[Stored dataset items]
__________________________________________________
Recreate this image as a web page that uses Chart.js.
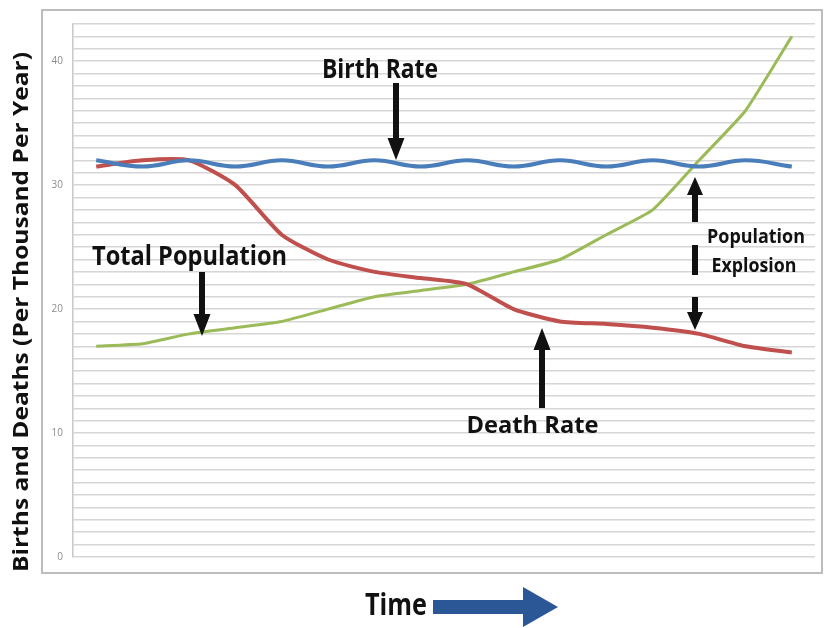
<!DOCTYPE html>
<html>
<head>
<meta charset="utf-8">
<script src="https://cdn.jsdelivr.net/npm/chart.js@4.4.1/dist/chart.umd.min.js"></script>
<style>
html,body{margin:0;padding:0;background:#fff;}
#wrap{width:825px;height:628px;position:relative;}
</style>
</head>
<body>
<div id="wrap"><canvas id="c" width="825" height="628"></canvas></div>
<script>
// ---- data ----
const categories = ['t1','t2','t3','t4','t5','t6','t7','t8','t9','t10','t11','t12','t13','t14','t15','t16'];
const birthRate = [32, 31.5, 32, 31.5, 32, 31.5, 32, 31.5, 32, 31.5, 32, 31.5, 32, 31.5, 32, 31.5];
const deathRate = [31.5, 32, 32, 30, 26, 24, 23, 22.5, 22, 20, 19, 18.8, 18.5, 18, 17, 16.5];
const totalPopulation = [17, 17.2, 18, 18.5, 19, 20, 21, 21.5, 22, 23, 24, 26, 28, 32, 36, 42];
const yTickLabels = [0, 10, 20, 30, 40];
const yMin = 0, yMax = 43;

const FONT = '"Open Sans", "DejaVu Sans", sans-serif';

function fitText(ctx, text, cx, baseline, cap, width, rot) {
  const size = cap / 0.714;
  ctx.save();
  ctx.font = 'bold ' + size + 'px ' + FONT;
  const w = ctx.measureText(text).width;
  const sx = width / w;
  ctx.translate(cx, baseline);
  if (rot) ctx.rotate(rot);
  ctx.scale(sx, 1);
  ctx.textAlign = 'center';
  ctx.textBaseline = 'alphabetic';
  ctx.fillStyle = '#111';
  ctx.fillText(text, 0, 0);
  ctx.restore();
}

function vArrow(ctx, x, tail, tip, shaft, headW, headLen) {
  const dir = tip > tail ? 1 : -1;
  const base = tip - dir * headLen;
  ctx.save();
  ctx.fillStyle = '#111';
  ctx.beginPath();
  ctx.moveTo(x - shaft / 2, tail);
  ctx.lineTo(x + shaft / 2, tail);
  ctx.lineTo(x + shaft / 2, base);
  ctx.lineTo(x + headW / 2, base);
  ctx.lineTo(x, tip);
  ctx.lineTo(x - headW / 2, base);
  ctx.lineTo(x - shaft / 2, base);
  ctx.closePath();
  ctx.fill();
  ctx.restore();
}

const annotations = {
  id: 'annotations',
  beforeDraw(chart) {
    const ctx = chart.ctx;
    ctx.save();
    ctx.fillStyle = '#fff';
    ctx.fillRect(0, 0, chart.width, chart.height);
    ctx.strokeStyle = '#bdbdbd';
    ctx.lineWidth = 2;
    ctx.strokeRect(42, 10, 780, 563);
    ctx.restore();
  },
  afterDraw(chart) {
    const ctx = chart.ctx;
    fitText(ctx, 'Birth Rate', 380, 78, 19.5, 116);
    fitText(ctx, 'Total Population', 189.5, 265, 18.5, 195);
    fitText(ctx, 'Death Rate', 532.5, 433, 17, 132);
    fitText(ctx, 'Population', 756, 243, 14.5, 98);
    fitText(ctx, 'Explosion', 754, 271.5, 14.5, 85);
    fitText(ctx, 'Time', 396, 615, 21.5, 62);
    fitText(ctx, 'Births and Deaths (Per Thousand Per Year)', 28, 312, 15, 520, -Math.PI / 2);

    vArrow(ctx, 396, 83, 160, 6, 17, 22);
    vArrow(ctx, 202, 272, 336, 6, 17, 22);
    vArrow(ctx, 542, 408, 328, 6, 17, 22);
    vArrow(ctx, 695, 222, 177, 6, 16, 18);
    vArrow(ctx, 695, 297, 330, 6, 16, 18);
    ctx.save();
    ctx.fillStyle = '#111';
    ctx.fillRect(692, 245, 6, 30);
    // Time arrow
    ctx.fillStyle = '#2b5797';
    ctx.beginPath();
    ctx.moveTo(433, 600);
    ctx.lineTo(523, 600);
    ctx.lineTo(523, 587);
    ctx.lineTo(558, 607);
    ctx.lineTo(523, 627);
    ctx.lineTo(523, 614);
    ctx.lineTo(433, 614);
    ctx.closePath();
    ctx.fill();
    ctx.restore();
  }
};

new Chart(document.getElementById('c'), {
  type: 'line',
  data: {
    labels: categories,
    datasets: [
      { label: 'Birth Rate', data: birthRate, borderColor: '#4a7ebb', borderWidth: 4, tension: 0.4, pointRadius: 0 },
      { label: 'Death Rate', data: deathRate, borderColor: '#c0504d', borderWidth: 4, tension: 0.2, pointRadius: 0 },
      { label: 'Total Population', data: totalPopulation, borderColor: '#9bbb59', borderWidth: 3, tension: 0.15, pointRadius: 0 }
    ]
  },
  options: {
    responsive: false,
    animation: false,
    layout: { padding: { top: 24, right: 10, left: 0, bottom: 0 } },
    plugins: { legend: { display: false }, tooltip: { enabled: false } },
    scales: {
      x: {
        type: 'category',
        offset: true,
        grid: { display: false },
        border: { display: false },
        ticks: { display: false },
        afterFit(s) { s.height = 71; }
      },
      y: {
        min: yMin, max: yMax,
        grid: { color: '#d6d6d6', lineWidth: 1.5, drawTicks: false },
        border: { display: true, color: '#c8c8c8', width: 1.5 },
        ticks: {
          stepSize: 1, autoSkip: false, padding: 10,
          color: '#8c8c8c', font: { size: 10, family: FONT },
          callback: v => yTickLabels.includes(v) ? String(v) : ''
        },
        afterFit(s) { s.width = 73; }
      }
    }
  },
  plugins: [annotations]
});
</script>
</body>
</html>
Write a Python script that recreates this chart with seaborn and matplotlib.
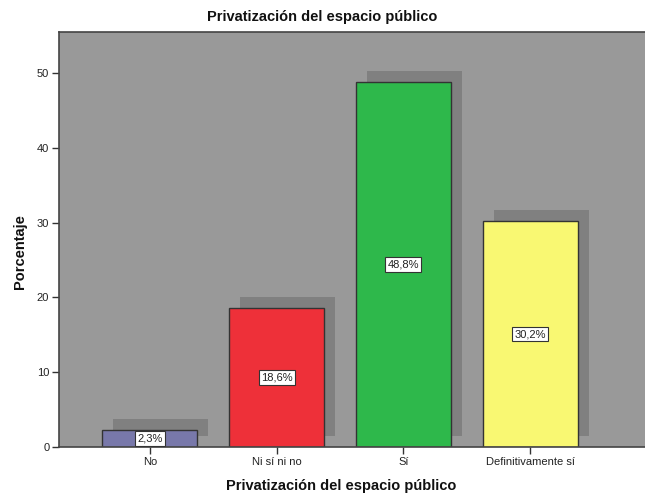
import numpy as np
import matplotlib
matplotlib.use("Agg")
import matplotlib.pyplot as plt
import matplotlib.patheffects as pe
import seaborn as sns

categorias = ["No", "Ni sí ni no", "Sí", "Definitivamente sí"]
porcentajes = [2.3, 18.6, 48.8, 30.2]
etiquetas = ["2,3%", "18,6%", "48,8%", "30,2%"]
colores = ["#7878aa", "#ee3039", "#2eb84b", "#f9f872"]

sns.set_style("white")
plt.rcParams['font.family'] = ['Liberation Sans', 'DejaVu Sans']

fig = plt.figure(figsize=(6.45, 4.96), dpi=100)
ax = fig.add_axes([59/645, 49/496, 1 - 59/645, 415/496])
ax.set_facecolor("#999999")

sns.barplot(x=categorias, y=porcentajes, hue=categorias, palette=colores,
            legend=False, width=0.75, saturation=1, edgecolor="#333333",
            linewidth=1, ax=ax)

# sombra gris detrás de cada barra (como en SPSS)
for p in ax.patches:
    p.set_path_effects([pe.SimplePatchShadow(offset=(7.9, 7.9), shadow_rgbFace="#808080", alpha=1.0),
                        pe.Normal()])

for i, (v, t) in enumerate(zip(porcentajes, etiquetas)):
    ax.text(i, v / 2, t, ha="center", va="center", fontsize=8, color="#222222",
            bbox=dict(boxstyle="square,pad=0.2", fc="white", ec="#333333", lw=0.8))

ax.set_xlim(-0.717, 3.906)
ax.set_ylim(0, 55.5)
ax.set_yticks([0, 10, 20, 30, 40, 50])
ax.tick_params(axis="both", direction="out", length=5, width=1, color="#333333",
               labelsize=8, labelcolor="#222222", left=True, bottom=True, pad=2)

for s in ["left", "top", "bottom"]:
    ax.spines[s].set_color("#444444")
    ax.spines[s].set_linewidth(1.2)
ax.spines["right"].set_visible(False)

ax.set_xlabel("Privatización del espacio público", fontsize=10.5, fontweight="bold", color="#111111")
ax.xaxis.label.set_va("center")
ax.xaxis.set_label_coords(0.481, -0.094)
ax.set_ylabel("Porcentaje", fontsize=10.5, fontweight="bold", color="#111111")
ax.yaxis.label.set_va("center")
ax.yaxis.set_label_coords(-0.066, 0.47)

fig.suptitle("Privatización del espacio público", x=0.5, y=0.966, fontsize=10.5,
             fontweight="bold", color="#111111", va="center")

plt.savefig("out.png", dpi=100)
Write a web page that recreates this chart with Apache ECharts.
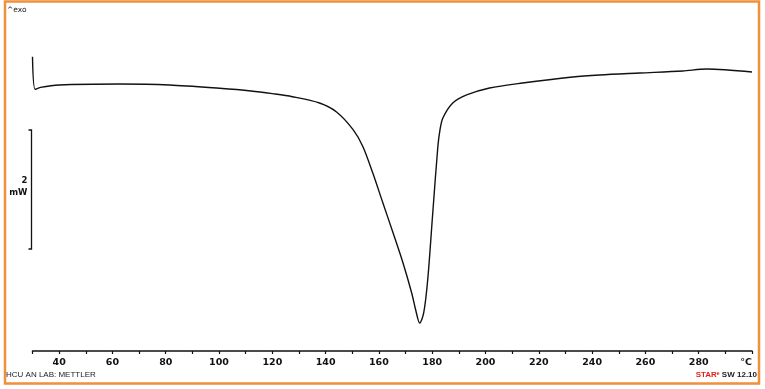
<!DOCTYPE html>
<html>
<head>
<meta charset="utf-8">
<script src="https://cdn.jsdelivr.net/npm/echarts@6/dist/echarts.min.js"></script>
<style>
  html, body { margin: 0; padding: 0; background: #fff; }
  #chart { width: 765px; height: 389px; }
</style>
</head>
<body>
<div id="chart"></div>
<script>
// temperature (°C) and heat flow (mW, arbitrary offset)
const temps = [30.0, 31.0, 33.0, 40.0, 62.6, 81.4, 100.2, 112.0, 120.0, 127.5, 137.7, 144.1, 150.3,
  154.0, 157.7, 161.4, 165.2, 168.9, 172.3, 173.8, 175.3, 176.8, 178.3, 180.2, 182.1, 182.9, 184.0,
  187.7, 192.9, 201.5, 213.9, 232.7, 242.8, 257.9, 274.0, 283.0, 300.0]
const heatFlow = [4.946, 4.398, 4.43, 4.471, 4.487, 4.471, 4.415, 4.37, 4.325, 4.274, 4.168, 4.017, 3.72,
  3.434, 2.99, 2.50, 2.00, 1.50, 0.975, 0.689, 0.471, 0.639, 1.193, 2.319, 3.429, 3.714, 3.916,
  4.168, 4.303, 4.420, 4.504, 4.605, 4.639, 4.672, 4.706, 4.739, 4.689]

// scale bar: 2 mW
const scaleBarFrom = 1.714
const scaleBarSize = 2
const scaleBarLabel = '2\nmW'

const xMin = 30
const xMax = 300
const unitLabel = '°C'

const chart = echarts.init(document.getElementById('chart'))

const options = {
  animation: false,
  backgroundColor: '#fff',
  grid: { left: 32.5, right: 13, top: 23.75, bottom: 38 },
  xAxis: {
    type: 'value',
    min: xMin,
    max: xMax,
    interval: 10,
    splitLine: { show: false },
    axisLine: { lineStyle: { color: '#111', width: 1.5 } },
    axisTick: { length: 3, lineStyle: { color: '#111', width: 1.2 } },
    axisLabel: {
      color: '#111',
      fontFamily: 'DejaVu Sans',
      fontWeight: 'bold',
      fontSize: 9.5,
      margin: 7,
      showMinLabel: true,
      showMaxLabel: true,
      alignMaxLabel: 'right',
      formatter: v => v === xMax ? unitLabel : (v % 20 === 0 ? String(v) : '')
    }
  },
  yAxis: {
    type: 'value',
    min: 0,
    max: 5.5,
    show: false
  },
  series: [
    {
      type: 'line',
      data: temps.map((t, i) => [t, heatFlow[i]]),
      showSymbol: false,
      smooth: 0.3,
      lineStyle: { color: '#111', width: 1.4 }
    }
  ]
}

chart.setOption(options)

// scale bar bracket from the y scale
const barTop = chart.convertToPixel({ gridIndex: 0 }, [xMin, scaleBarFrom + scaleBarSize])
const barBot = chart.convertToPixel({ gridIndex: 0 }, [xMin, scaleBarFrom])
const bx = barTop[0] - 1

chart.setOption({
  graphic: [
    {
      type: 'rect',
      shape: { x: 5, y: 1.5, width: 754, height: 382 },
      style: { fill: null, stroke: '#f0903a', lineWidth: 2.5 },
      silent: true
    },
    {
      type: 'polyline',
      shape: { points: [[bx - 3, barTop[1]], [bx, barTop[1]], [bx, barBot[1]], [bx - 3, barBot[1]]] },
      style: { fill: null, stroke: '#111', lineWidth: 1.3 }
    },
    {
      type: 'text',
      x: bx - 4,
      y: (barTop[1] + barBot[1]) / 2 - 3,
      style: {
        text: scaleBarLabel,
        fontFamily: 'DejaVu Sans',
        fontWeight: 'bold',
        fontSize: 8.5,
        lineHeight: 12,
        fill: '#111',
        align: 'right',
        verticalAlign: 'middle'
      }
    },
    {
      type: 'text',
      x: 7,
      y: 6,
      style: { text: '^exo', fontFamily: 'DejaVu Sans', fontSize: 7.5, fill: '#222' }
    },
    {
      type: 'text',
      x: 6,
      y: 371,
      style: { text: 'HCU AN LAB: METTLER', fontFamily: 'Liberation Sans', fontSize: 8, fill: '#222' }
    },
    {
      type: 'text',
      x: 757,
      y: 371,
      style: {
        text: '{r|STAR}{s|e}{k| SW 12.10}',
        align: 'right',
        rich: {
          r: { fontFamily: 'Liberation Sans', fontWeight: 'bold', fontSize: 8, fill: '#e0201b' },
          s: { fontFamily: 'Liberation Sans', fontWeight: 'bold', fontSize: 5, fill: '#e0201b', verticalAlign: 'top' },
          k: { fontFamily: 'Liberation Sans', fontWeight: 'bold', fontSize: 8, fill: '#222' }
        }
      }
    }
  ]
})

window.addEventListener('resize', () => chart.resize())
</script>
</body>
</html>
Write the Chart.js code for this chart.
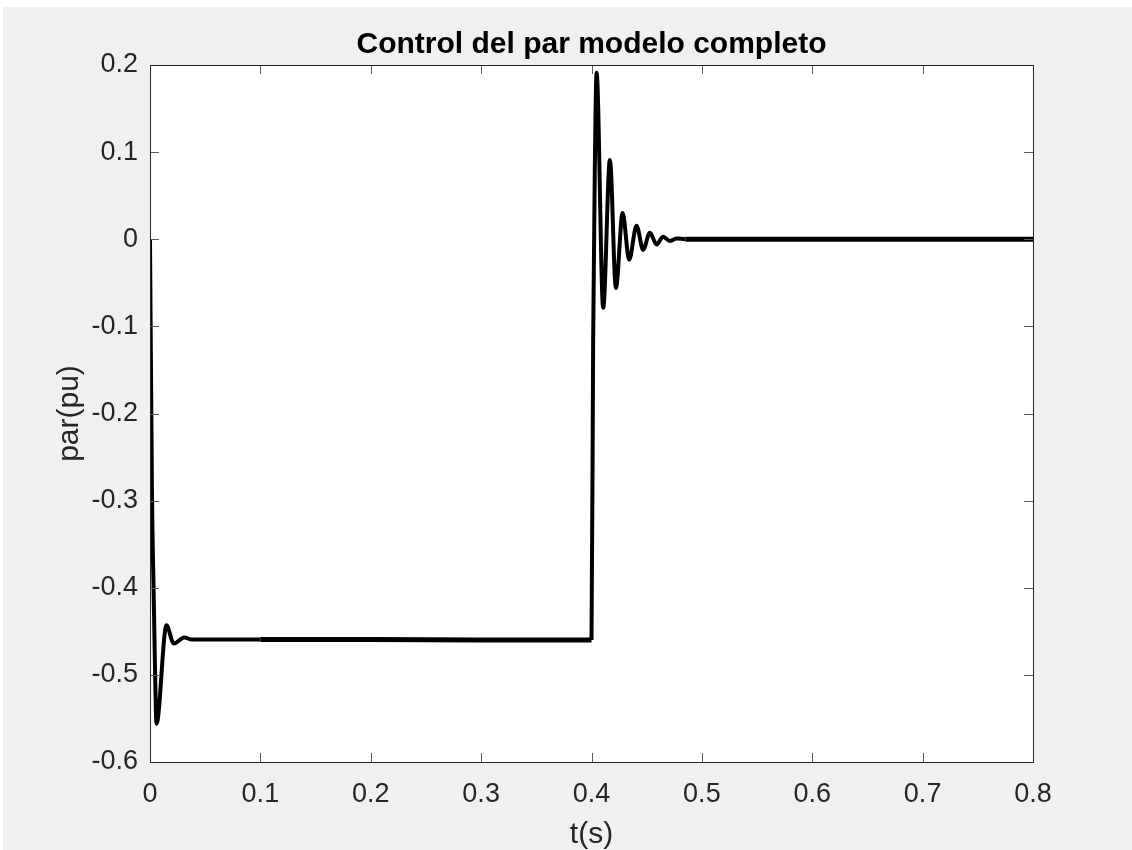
__________________________________________________
_Description of the task_
Look above for the line with "Write a web"; quote it and every line after it, stopping after the line with "const chart = echarts.init(document.getElementById('chart'))", exactly, with nothing added and without pictures.

_Answer in full_
Write a web page that recreates this chart with Apache ECharts.
<!DOCTYPE html>
<html>
<head>
<meta charset="utf-8">
<script src="https://cdn.jsdelivr.net/npm/echarts@6/dist/echarts.min.js"></script>
<style>
  html, body { margin: 0; padding: 0; background: #fff; }
  #chart { width: 765px; height: 389px; }
</style>
</head>
<body>
<div id="chart"></div>
<script>
// temperature (°C) and heat flow (mW, arbitrary offset)
const temps = [30.0, 31.0, 33.0, 40.0, 62.6, 81.4, 100.2, 112.0, 120.0, 127.5, 137.7, 144.1, 150.3,
  154.0, 157.7, 161.4, 165.2, 168.9, 172.3, 173.8, 175.3, 176.8, 178.3, 180.2, 182.1, 182.9, 184.0,
  187.7, 192.9, 201.5, 213.9, 232.7, 242.8, 257.9, 274.0, 283.0, 300.0]
const heatFlow = [4.946, 4.398, 4.43, 4.471, 4.487, 4.471, 4.415, 4.37, 4.325, 4.274, 4.168, 4.017, 3.72,
  3.434, 2.99, 2.50, 2.00, 1.50, 0.975, 0.689, 0.471, 0.639, 1.193, 2.319, 3.429, 3.714, 3.916,
  4.168, 4.303, 4.420, 4.504, 4.605, 4.639, 4.672, 4.706, 4.739, 4.689]

// scale bar: 2 mW
const scaleBarFrom = 1.714
const scaleBarSize = 2
const scaleBarLabel = '2\nmW'

const xMin = 30
const xMax = 300
const unitLabel = '°C'

const chart = echarts.init(document.getElementById('chart'))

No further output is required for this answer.